От Дм. Ниткин Ответить на сообщение
К И.Т.
Дата 27.07.2007 13:29:06 Найти в дереве
Рубрики Россия-СССР; Образы будущего; Идеология; Война и мир; Версия для печати

К старости люди обычно становятся мудрее…

…если только не впадают в маразм.

Становясь мудрее, человек понимает, что большинство конфликтов преходяще, что время многое залечивает, и что истинным бедствием является последовательно проводимая конфронтация, а универсальным лекарством – компромисс. Человек понимает, что его точка зрения вовсе не обязательно является единственно верной, и что у других может быть своя правда. Человек понимает, что жизнь меняется, и прошлого не вернуть.

Да, старости свойственно лелеять прошлое, пока молодежь создает какое-то непонятное и неизвестно к чему ведущее будущее. Но мудрый человек также понимает, что молодые – это его дети, его собственное порождение. И они просто делают то, чего сам он в свое время сделать не успел.

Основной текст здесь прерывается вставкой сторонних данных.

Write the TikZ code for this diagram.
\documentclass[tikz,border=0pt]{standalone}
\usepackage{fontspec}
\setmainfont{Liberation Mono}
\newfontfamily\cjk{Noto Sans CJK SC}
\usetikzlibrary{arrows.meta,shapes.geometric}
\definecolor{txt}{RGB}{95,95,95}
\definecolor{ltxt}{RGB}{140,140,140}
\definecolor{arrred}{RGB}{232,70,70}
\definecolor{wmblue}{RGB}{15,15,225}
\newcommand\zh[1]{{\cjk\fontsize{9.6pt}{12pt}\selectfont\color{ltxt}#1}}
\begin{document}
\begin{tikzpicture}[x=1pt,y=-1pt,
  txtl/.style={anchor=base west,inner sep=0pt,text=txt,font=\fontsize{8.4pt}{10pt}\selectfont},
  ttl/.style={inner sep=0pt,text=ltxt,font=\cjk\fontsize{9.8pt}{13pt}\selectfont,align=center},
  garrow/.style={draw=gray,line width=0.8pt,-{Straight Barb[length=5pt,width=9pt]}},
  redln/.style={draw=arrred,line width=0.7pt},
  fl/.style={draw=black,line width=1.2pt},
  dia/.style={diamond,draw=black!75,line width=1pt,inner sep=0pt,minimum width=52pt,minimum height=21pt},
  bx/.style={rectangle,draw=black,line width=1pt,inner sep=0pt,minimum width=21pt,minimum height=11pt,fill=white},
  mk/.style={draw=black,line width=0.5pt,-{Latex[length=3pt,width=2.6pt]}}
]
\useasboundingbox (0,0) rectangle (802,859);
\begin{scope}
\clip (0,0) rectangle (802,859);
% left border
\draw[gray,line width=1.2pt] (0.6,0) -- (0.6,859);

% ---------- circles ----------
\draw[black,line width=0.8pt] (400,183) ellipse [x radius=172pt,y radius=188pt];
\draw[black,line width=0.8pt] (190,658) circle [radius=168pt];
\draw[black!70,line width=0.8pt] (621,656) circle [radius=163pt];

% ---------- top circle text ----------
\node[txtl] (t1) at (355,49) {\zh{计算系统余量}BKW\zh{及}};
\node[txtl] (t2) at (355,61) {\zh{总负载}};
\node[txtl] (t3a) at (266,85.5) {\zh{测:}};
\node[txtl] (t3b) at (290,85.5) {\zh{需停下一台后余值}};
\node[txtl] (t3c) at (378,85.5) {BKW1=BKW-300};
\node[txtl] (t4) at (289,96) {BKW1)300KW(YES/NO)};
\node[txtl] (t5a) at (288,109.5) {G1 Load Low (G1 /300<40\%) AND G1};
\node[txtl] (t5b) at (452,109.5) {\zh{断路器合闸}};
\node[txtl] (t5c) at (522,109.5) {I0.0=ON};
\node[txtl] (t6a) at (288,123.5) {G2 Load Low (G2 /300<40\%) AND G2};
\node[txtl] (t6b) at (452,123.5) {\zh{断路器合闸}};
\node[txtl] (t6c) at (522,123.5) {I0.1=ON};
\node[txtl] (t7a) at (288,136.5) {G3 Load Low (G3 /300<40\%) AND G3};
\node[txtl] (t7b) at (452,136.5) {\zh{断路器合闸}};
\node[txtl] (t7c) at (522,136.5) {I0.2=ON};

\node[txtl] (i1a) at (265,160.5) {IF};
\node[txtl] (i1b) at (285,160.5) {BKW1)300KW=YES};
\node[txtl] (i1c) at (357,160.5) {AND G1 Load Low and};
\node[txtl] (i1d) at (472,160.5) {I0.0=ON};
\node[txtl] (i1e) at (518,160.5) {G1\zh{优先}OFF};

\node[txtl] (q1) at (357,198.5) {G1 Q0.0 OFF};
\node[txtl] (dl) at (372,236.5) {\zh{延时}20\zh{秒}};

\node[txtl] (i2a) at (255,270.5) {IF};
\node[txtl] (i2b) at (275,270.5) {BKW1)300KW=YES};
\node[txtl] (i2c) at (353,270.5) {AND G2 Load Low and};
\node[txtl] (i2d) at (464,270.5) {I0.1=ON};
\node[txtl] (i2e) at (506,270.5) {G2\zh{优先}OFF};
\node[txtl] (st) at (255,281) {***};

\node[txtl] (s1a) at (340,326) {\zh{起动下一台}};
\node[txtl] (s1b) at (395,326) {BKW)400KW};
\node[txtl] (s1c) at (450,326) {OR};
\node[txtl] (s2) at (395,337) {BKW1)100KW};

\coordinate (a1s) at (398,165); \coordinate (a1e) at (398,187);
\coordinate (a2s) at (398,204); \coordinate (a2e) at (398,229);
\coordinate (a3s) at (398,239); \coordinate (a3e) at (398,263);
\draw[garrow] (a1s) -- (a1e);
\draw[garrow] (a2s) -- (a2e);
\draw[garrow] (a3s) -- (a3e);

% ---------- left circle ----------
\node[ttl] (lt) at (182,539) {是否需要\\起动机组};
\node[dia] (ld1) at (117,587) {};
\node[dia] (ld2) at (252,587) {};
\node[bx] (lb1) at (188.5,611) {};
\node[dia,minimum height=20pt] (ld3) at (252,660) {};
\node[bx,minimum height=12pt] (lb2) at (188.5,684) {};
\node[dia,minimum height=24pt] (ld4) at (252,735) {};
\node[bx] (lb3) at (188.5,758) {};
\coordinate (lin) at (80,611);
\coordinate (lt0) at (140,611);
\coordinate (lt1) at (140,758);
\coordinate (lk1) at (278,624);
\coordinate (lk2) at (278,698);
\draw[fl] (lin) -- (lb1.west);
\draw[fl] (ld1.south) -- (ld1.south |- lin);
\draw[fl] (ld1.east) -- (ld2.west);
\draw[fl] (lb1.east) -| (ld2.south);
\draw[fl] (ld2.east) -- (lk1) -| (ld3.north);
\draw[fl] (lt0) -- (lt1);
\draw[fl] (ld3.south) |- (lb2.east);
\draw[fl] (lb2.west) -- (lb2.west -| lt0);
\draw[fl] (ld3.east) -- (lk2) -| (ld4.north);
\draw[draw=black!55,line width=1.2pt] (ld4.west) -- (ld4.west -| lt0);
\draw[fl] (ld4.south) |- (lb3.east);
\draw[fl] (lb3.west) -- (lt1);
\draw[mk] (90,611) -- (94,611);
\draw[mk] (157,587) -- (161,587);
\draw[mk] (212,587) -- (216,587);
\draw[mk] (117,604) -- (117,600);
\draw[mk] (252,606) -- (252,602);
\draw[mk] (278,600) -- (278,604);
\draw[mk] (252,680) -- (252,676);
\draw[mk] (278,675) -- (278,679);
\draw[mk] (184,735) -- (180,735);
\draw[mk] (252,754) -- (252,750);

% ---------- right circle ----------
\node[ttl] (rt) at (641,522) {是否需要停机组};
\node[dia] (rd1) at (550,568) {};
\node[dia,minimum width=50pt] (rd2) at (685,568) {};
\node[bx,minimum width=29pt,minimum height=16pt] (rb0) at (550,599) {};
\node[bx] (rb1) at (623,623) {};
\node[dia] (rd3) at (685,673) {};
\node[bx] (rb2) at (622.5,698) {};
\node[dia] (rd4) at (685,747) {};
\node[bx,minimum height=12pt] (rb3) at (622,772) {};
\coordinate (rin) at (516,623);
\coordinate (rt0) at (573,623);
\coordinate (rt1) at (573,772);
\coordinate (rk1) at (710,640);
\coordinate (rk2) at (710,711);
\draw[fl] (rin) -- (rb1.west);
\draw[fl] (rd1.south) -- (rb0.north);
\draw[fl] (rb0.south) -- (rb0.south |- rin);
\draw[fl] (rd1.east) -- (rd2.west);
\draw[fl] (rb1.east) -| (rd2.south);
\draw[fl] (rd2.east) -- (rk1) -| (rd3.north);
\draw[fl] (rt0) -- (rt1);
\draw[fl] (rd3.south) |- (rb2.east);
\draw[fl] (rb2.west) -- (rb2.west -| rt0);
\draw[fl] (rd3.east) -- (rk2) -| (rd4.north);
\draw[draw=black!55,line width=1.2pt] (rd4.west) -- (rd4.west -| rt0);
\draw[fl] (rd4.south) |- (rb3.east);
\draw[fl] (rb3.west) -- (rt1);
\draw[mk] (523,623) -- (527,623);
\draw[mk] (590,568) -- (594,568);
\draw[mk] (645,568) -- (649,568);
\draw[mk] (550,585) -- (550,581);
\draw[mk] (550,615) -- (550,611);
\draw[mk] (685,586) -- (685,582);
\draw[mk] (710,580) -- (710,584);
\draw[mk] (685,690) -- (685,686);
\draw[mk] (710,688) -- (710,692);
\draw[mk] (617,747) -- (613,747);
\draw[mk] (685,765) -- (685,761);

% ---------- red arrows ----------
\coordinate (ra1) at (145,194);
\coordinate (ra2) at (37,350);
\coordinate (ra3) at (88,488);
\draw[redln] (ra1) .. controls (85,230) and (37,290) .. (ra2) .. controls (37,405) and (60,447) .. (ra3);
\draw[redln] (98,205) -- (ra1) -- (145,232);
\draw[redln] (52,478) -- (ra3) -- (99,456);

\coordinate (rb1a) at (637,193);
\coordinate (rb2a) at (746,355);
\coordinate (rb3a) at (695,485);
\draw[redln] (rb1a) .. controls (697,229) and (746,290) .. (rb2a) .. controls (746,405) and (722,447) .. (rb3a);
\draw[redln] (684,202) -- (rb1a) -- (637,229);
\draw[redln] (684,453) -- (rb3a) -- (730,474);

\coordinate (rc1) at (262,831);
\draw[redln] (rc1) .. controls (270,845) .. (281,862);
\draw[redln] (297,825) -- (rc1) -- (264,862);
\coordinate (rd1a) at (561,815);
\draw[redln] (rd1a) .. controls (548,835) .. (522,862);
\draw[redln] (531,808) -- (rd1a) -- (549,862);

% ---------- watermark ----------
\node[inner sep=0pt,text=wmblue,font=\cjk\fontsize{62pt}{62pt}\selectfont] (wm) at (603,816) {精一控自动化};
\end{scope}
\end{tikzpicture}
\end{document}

Да, у мудреца есть принципы, выработанные всем его предшествующим жизненным и духовным опытом. Да, он от них не отойдет. Может быть, он не захочет их скрывать. Но он не будет склонен думать, что чужие принципы непременно есть скверна, подлежащая искоренению. А если он так и подумает, и скажет – то слово его будет твердо, дух непреклонен, а руки чисты.

>Огрубляя, можно сказать, что население России разделилось на две части (не говорим о тех, кого реформа сбросила в бедствие и на время парализовала их гражданское чувство). Цель одних – переделать Россию в зону «нового порядка», пусть на задворках Запада, с потерей своей культуры и даже большинства населения, неспособного перенести такую реформацию. Цель вторых – отвести от России эту угрозу, а затем договориться о приемлемом жизнеустройстве.

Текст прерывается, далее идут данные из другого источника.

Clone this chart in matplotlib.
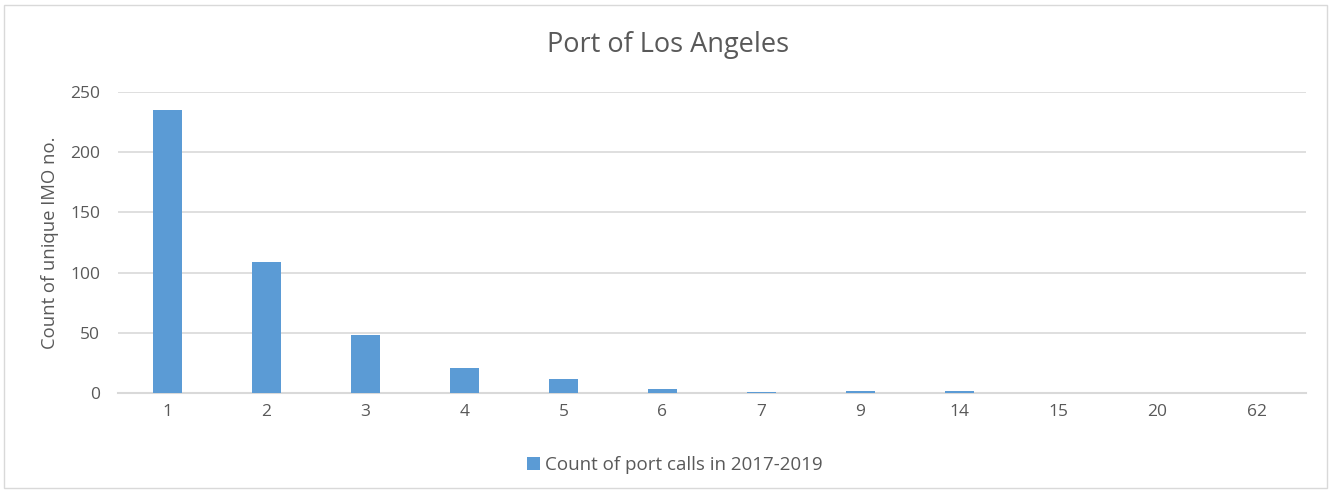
import matplotlib
matplotlib.use('Agg')
import numpy as np
import matplotlib.pyplot as plt
from matplotlib.patches import Rectangle

# port calls per ship vs number of unique IMO numbers
categories = ['1', '2', '3', '4', '5', '6', '7', '9', '14', '15', '20', '62']
counts = [235, 109, 48, 21, 12, 3, 1, 2, 2, 0, 0, 0]

plt.rcParams['font.family'] = ['Open Sans', 'DejaVu Sans']
txt = '#595959'
grid = '#d9d9d9'
bar_color = '#5b9bd5'

fig = plt.figure(figsize=(13.31, 4.93), dpi=100)
ax = fig.add_axes([118/1331, 1-393/493, (1306-118)/1331, (393-92)/493])

x = np.arange(len(categories))
ax.bar(x, counts, width=0.3, color=bar_color, label='Count of port calls in 2017-2019', zorder=3)

ax.set_xlim(-0.5, len(categories) - 0.5)
ax.set_ylim(0, 250)
ax.set_yticks(range(0, 251, 50))
ax.set_xticks(x)
ax.set_xticklabels(categories)
ax.tick_params(axis='both', length=0, colors=txt, labelsize=12.5)
ax.tick_params(axis='x', pad=8)
ax.tick_params(axis='y', pad=13)
ax.grid(axis='y', color=grid, linewidth=1.2, zorder=0)
for s in ['top', 'right', 'left']:
    ax.spines[s].set_visible(False)
ax.spines['bottom'].set_color(grid)
ax.spines['bottom'].set_linewidth(1.5)

ax.set_ylabel('Count of unique IMO no.', color=txt, fontsize=13.3, labelpad=8)
fig.text(0.502, 1-45/493, 'Port of Los Angeles', ha='center', va='center', fontsize=19.5, color=txt)

fig.legend(loc='center', bbox_to_anchor=(0.507, 1-465/493), frameon=False, fontsize=13.5,
           handlelength=0.7, handleheight=0.7, handletextpad=0.3, labelcolor=txt)

# thin frame around the chart area
fig.patches.append(Rectangle((0.003, 0.01), 0.994, 0.98, transform=fig.transFigure,
                             fill=False, edgecolor=grid, linewidth=1))

fig.savefig('out.png', dpi=100, facecolor='white')
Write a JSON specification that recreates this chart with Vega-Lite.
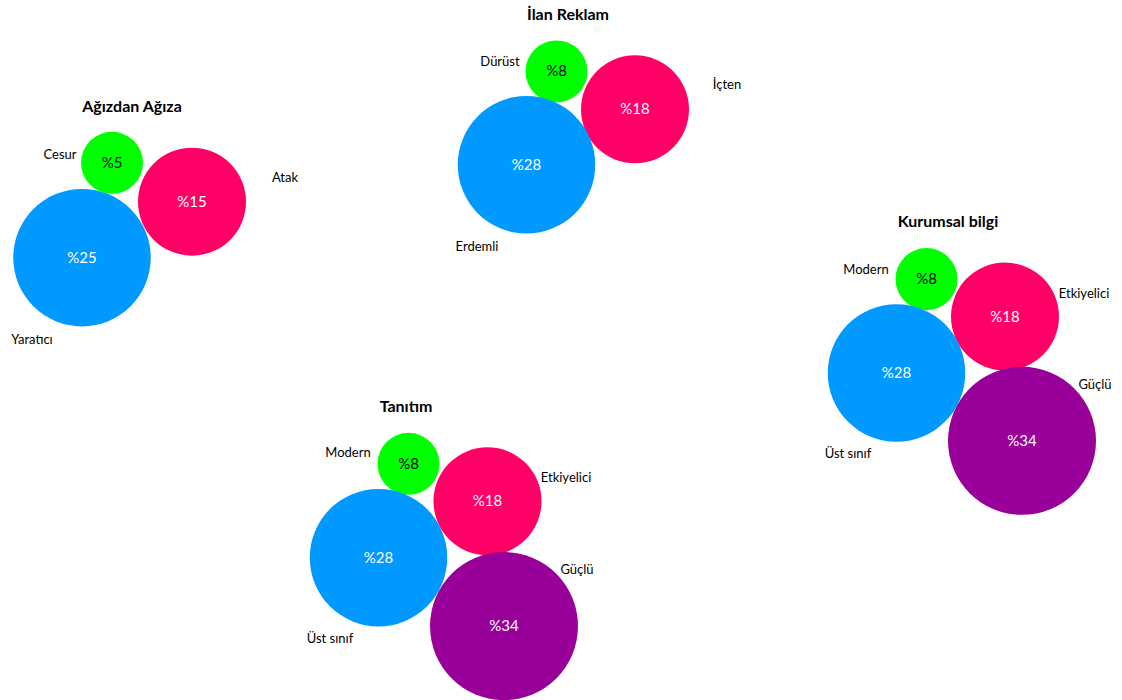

Это не мудрость. Это далеко не мудрость. Да, понятно, «огрубляя». Но это не огрубление, то есть упрощение модели за счет отсечения малосущественных параметров. Это сознательная фальсификация, то есть игнорирование существенных факторов, подгонка условий задачи под ответ.

Во-первых, население России не разделилось на две части. Можно говорить, что оно разделилось на множество частей. Можно утверждать, что оно не разделилось вовсе, а сохраняет единство в многообразии. Но нельзя сводить всю многогранность устремлений нынешней России к убогому не то манихейскому, не то марксистскому дуализму. Нельзя не потому, что лично мне не нравится обрисовавшаяся в результате картинка, а потому что такое «огрубление» неадекватно реальности. Россия не делится на «наших» и «ненаших» - это выдумка кремлевских пиарщиков, столь же старая, как и фашизм.

Россия мечется, как толпа бестолковых пассажиров, по вокзалу, то бросаясь в первый же подошедший поезд, то в панике выскакивая из него, убедившись, что он едет не в ту сторону. Она судорожно цепляется за старые чемоданы, половина из которых без ручек, и тащить дальше их уже нельзя, а выбросить – жалко. В этой толпе каждый уже наметил себе какую-то конечную станцию, но почти никто не знает ни направлений линий, ни расписания поездов. А поезда тем временем проходят мимо, и пассажиры дивятся из окон: зачем суетятся эти люди на платформе?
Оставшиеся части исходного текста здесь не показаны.